Petra Pau, Vorstandsmitglied der Linksfraktion und Vizepräsidentin des Bundestags wertete die Reden Seehofers und Merkels als Versuch, »die Lufthoheit über den Stammtischen für die Union zurückzugewinnen«. Solche Reden bergen »die Gefahr nationalistischer Überheblichkeit und gesellschaftlicher Spaltung«, sagte Pau.

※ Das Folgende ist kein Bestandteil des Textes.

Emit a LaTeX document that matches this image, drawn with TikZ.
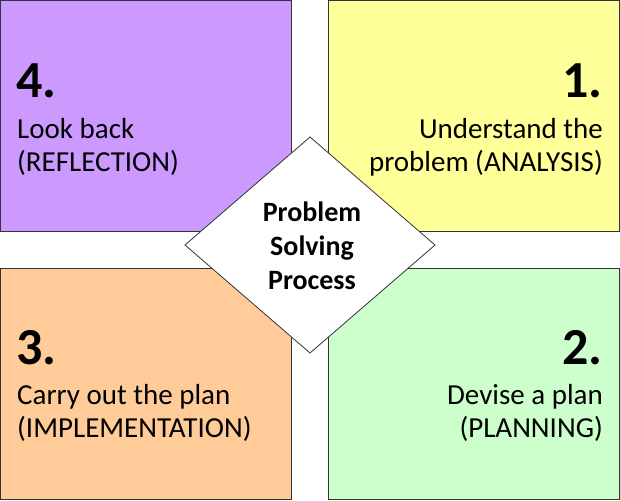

Nach Informationen der Nachrichtenagentur dpa hat das Bundesinnenministerium bei den Bundesländern eine Umfrage gestartet, um verschärfte Sanktionen gegen Migranten vorzubereiten, die Integrationskurse »schwänzen« würden. Auch bereite die Koalition eine Verschärfung des Aufenthaltsrechts vor. Wer an Integrationskursen nicht teilnehme, müsse mit einer Kürzung von Sozialleistungen rechnen. In gravierenden Fällen könne das Aufenthaltsrecht beendet werden.

Tatsächlich hat sich die Schlagzahl, mit der Konservative ihr verstaubtes und elitäres Deutschlandbild im Land verbreiten, in den letzten Wochen beträchtlich erhöht. Nach Thilo Sarrazins Provokation insbesondere gegen in Deutschland lebende Muslime hatten Seehofer und die CDU-Familienministerin Kristina Schröder mit ihren Stichworten zu angeblicher »Deutschenfeindlichkeit« hier lebender Migranten und gegen eine »Zuwanderung aus anderen Kulturkreisen« weiteres Öl ins Feuer gegossen. Die Bundeskanzlerin hat sich diesem Tenor nun mit unheimlicher Offenheit angeschlossen. Daran ändern auch relativierende Nebenbemerkungen nichts, mit denen die Kanzlerin dennoch der Äußerung von Bundespräsident Christian Wulff beipflichtete, auch der Islam gehöre zu Deutschland. Merkel wie all die anderen Unionspolitiker wissen – müssten jedenfalls wissen –, dass ihre Kampfansage an »Multikulti« ein Lockruf für chauvinistische Ressentiments in der Gesellschaft ist. Dass sie sich dabei vermutlich von kurzfristigen parteitaktischen Erwägungen leiten lassen, um die Union aus einem Umfragetief herauszuholen, mildert die Sache nicht. Die Union ist weniger Getriebener als Antreiber von fremdenfeindlichen Stimmungen in Teilen der Bevölkerung.

Diese Stimmungen werden durch eine irrationale Gegenüberstellung von Multikulti und Integration – vor allem sogenannter »Leistungsträger« – brandgefährlich bedient. Zu spüren bekommen wird dies der in Deutschland eingebürgerte oder hier in einer Migrantenfamilie geborene Fußballspieler ebenso wie Millionen Menschen inmitten unserer Gesellschaft. Die Attacken gegen »Multikulti« beheben keine Schwachstellen mangelnder Integration – genauer: mangelhafter Integrationspolitik – sie locken die Kanaille im Volk. Und sie sind ein Affront gegen all jene, die sich nachbarschaftlich um tatsächliche Hilfe bei der Integration in unsere Gesellschaft bemühen: in eine friedliche, tolerante und kulturvolle Gesellschaft, in der jegliches rassistische Gift, das gerade von Deutschland aus so viel Leid und Unheil angerichtet hat, nachhaltig entsorgt sein könnte. Und in ein Land, so bunt wie seine Fußballer.